[Dataset excerpt]
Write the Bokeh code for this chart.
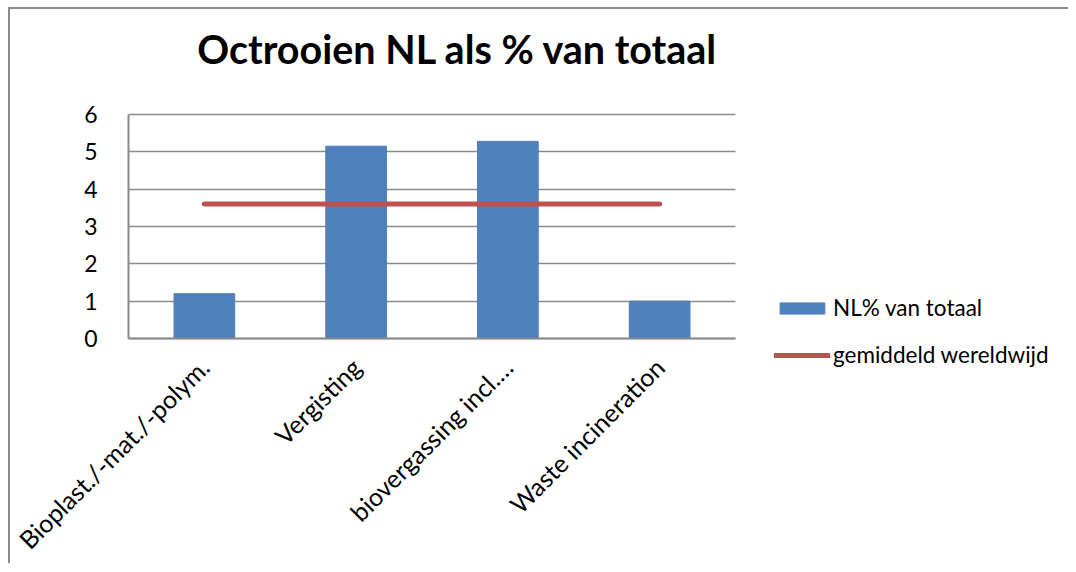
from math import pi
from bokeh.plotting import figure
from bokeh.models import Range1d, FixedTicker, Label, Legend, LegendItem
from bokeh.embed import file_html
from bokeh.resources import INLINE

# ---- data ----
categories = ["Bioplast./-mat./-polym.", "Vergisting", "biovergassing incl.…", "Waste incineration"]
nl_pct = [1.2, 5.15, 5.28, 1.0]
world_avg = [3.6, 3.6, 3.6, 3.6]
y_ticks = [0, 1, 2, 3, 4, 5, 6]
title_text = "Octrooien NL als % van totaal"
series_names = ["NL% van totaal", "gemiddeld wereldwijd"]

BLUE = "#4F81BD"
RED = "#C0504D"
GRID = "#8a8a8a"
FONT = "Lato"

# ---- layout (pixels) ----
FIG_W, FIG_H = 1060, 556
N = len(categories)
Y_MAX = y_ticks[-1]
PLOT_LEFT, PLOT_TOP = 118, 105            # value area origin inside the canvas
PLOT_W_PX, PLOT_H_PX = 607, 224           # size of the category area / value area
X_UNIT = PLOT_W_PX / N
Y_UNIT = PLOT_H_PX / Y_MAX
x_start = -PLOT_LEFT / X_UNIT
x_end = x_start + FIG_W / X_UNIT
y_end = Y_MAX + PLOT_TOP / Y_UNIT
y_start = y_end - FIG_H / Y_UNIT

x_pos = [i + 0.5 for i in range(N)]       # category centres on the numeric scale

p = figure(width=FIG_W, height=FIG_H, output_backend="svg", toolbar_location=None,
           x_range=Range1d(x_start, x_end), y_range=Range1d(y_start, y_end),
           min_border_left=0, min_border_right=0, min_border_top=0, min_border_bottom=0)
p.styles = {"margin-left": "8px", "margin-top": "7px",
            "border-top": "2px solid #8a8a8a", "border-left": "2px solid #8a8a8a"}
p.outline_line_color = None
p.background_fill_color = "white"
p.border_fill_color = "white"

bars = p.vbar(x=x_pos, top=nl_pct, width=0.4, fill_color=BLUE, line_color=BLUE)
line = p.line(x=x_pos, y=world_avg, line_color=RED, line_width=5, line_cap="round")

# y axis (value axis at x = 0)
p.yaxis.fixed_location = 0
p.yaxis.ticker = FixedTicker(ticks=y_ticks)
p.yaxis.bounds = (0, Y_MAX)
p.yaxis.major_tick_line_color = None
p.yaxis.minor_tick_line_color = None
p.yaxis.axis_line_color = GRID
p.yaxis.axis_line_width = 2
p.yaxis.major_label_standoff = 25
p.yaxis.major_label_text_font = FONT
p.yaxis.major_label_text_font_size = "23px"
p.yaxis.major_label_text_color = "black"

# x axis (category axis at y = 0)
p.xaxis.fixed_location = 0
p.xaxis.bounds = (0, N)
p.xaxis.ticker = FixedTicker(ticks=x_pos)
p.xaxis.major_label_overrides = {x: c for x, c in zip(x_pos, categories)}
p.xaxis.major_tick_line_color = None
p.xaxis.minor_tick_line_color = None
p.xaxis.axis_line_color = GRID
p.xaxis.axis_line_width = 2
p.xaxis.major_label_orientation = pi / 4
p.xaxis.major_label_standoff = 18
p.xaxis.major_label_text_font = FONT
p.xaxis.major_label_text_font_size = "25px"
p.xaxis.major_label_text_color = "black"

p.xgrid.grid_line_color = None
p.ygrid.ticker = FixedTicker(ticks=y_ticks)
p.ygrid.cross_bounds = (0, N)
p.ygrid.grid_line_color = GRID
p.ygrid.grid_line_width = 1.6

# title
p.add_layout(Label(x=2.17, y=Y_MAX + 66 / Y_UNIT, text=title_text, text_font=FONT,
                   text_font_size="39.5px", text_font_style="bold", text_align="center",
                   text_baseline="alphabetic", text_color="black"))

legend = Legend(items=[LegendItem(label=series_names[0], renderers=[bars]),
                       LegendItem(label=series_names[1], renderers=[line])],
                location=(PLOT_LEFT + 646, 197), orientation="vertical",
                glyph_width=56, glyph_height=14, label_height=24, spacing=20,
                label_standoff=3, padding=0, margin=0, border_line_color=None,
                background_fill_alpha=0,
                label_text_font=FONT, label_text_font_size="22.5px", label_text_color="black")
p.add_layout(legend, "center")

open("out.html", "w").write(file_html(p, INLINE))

[The problem] Omitting all images, print the listing exactly.

[Finished exercise]
Write the Bokeh code for this chart.
from math import pi
from bokeh.plotting import figure
from bokeh.models import Range1d, FixedTicker, Label, Legend, LegendItem
from bokeh.embed import file_html
from bokeh.resources import INLINE

# ---- data ----
categories = ["Bioplast./-mat./-polym.", "Vergisting", "biovergassing incl.…", "Waste incineration"]
nl_pct = [1.2, 5.15, 5.28, 1.0]
world_avg = [3.6, 3.6, 3.6, 3.6]
y_ticks = [0, 1, 2, 3, 4, 5, 6]
title_text = "Octrooien NL als % van totaal"
series_names = ["NL% van totaal", "gemiddeld wereldwijd"]

BLUE = "#4F81BD"
RED = "#C0504D"
GRID = "#8a8a8a"
FONT = "Lato"

# ---- layout (pixels) ----
FIG_W, FIG_H = 1060, 556
N = len(categories)
Y_MAX = y_ticks[-1]
PLOT_LEFT, PLOT_TOP = 118, 105            # value area origin inside the canvas
PLOT_W_PX, PLOT_H_PX = 607, 224           # size of the category area / value area
X_UNIT = PLOT_W_PX / N
Y_UNIT = PLOT_H_PX / Y_MAX
x_start = -PLOT_LEFT / X_UNIT
x_end = x_start + FIG_W / X_UNIT
y_end = Y_MAX + PLOT_TOP / Y_UNIT
y_start = y_end - FIG_H / Y_UNIT

x_pos = [i + 0.5 for i in range(N)]       # category centres on the numeric scale

p = figure(width=FIG_W, height=FIG_H, output_backend="svg", toolbar_location=None,
           x_range=Range1d(x_start, x_end), y_range=Range1d(y_start, y_end),
           min_border_left=0, min_border_right=0, min_border_top=0, min_border_bottom=0)
p.styles = {"margin-left": "8px", "margin-top": "7px",
            "border-top": "2px solid #8a8a8a", "border-left": "2px solid #8a8a8a"}
p.outline_line_color = None
p.background_fill_color = "white"
p.border_fill_color = "white"

bars = p.vbar(x=x_pos, top=nl_pct, width=0.4, fill_color=BLUE, line_color=BLUE)
line = p.line(x=x_pos, y=world_avg, line_color=RED, line_width=5, line_cap="round")

# y axis (value axis at x = 0)
p.yaxis.fixed_location = 0
p.yaxis.ticker = FixedTicker(ticks=y_ticks)
p.yaxis.bounds = (0, Y_MAX)
p.yaxis.major_tick_line_color = None
p.yaxis.minor_tick_line_color = None
p.yaxis.axis_line_color = GRID
p.yaxis.axis_line_width = 2
p.yaxis.major_label_standoff = 25
p.yaxis.major_label_text_font = FONT
p.yaxis.major_label_text_font_size = "23px"
p.yaxis.major_label_text_color = "black"

# x axis (category axis at y = 0)
p.xaxis.fixed_location = 0
p.xaxis.bounds = (0, N)
p.xaxis.ticker = FixedTicker(ticks=x_pos)
p.xaxis.major_label_overrides = {x: c for x, c in zip(x_pos, categories)}
p.xaxis.major_tick_line_color = None
p.xaxis.minor_tick_line_color = None
p.xaxis.axis_line_color = GRID
p.xaxis.axis_line_width = 2
p.xaxis.major_label_orientation = pi / 4
p.xaxis.major_label_standoff = 18
p.xaxis.major_label_text_font = FONT
p.xaxis.major_label_text_font_size = "25px"
p.xaxis.major_label_text_color = "black"

p.xgrid.grid_line_color = None
p.ygrid.ticker = FixedTicker(ticks=y_ticks)
p.ygrid.cross_bounds = (0, N)
p.ygrid.grid_line_color = GRID
p.ygrid.grid_line_width = 1.6

# title
p.add_layout(Label(x=2.17, y=Y_MAX + 66 / Y_UNIT, text=title_text, text_font=FONT,
                   text_font_size="39.5px", text_font_style="bold", text_align="center",
                   text_baseline="alphabetic", text_color="black"))

legend = Legend(items=[LegendItem(label=series_names[0], renderers=[bars]),
                       LegendItem(label=series_names[1], renderers=[line])],
                location=(PLOT_LEFT + 646, 197), orientation="vertical",
                glyph_width=56, glyph_height=14, label_height=24, spacing=20,
                label_standoff=3, padding=0, margin=0, border_line_color=None,
                background_fill_alpha=0,
                label_text_font=FONT, label_text_font_size="22.5px", label_text_color="black")
p.add_layout(legend, "center")

open("out.html", "w").write(file_html(p, INLINE))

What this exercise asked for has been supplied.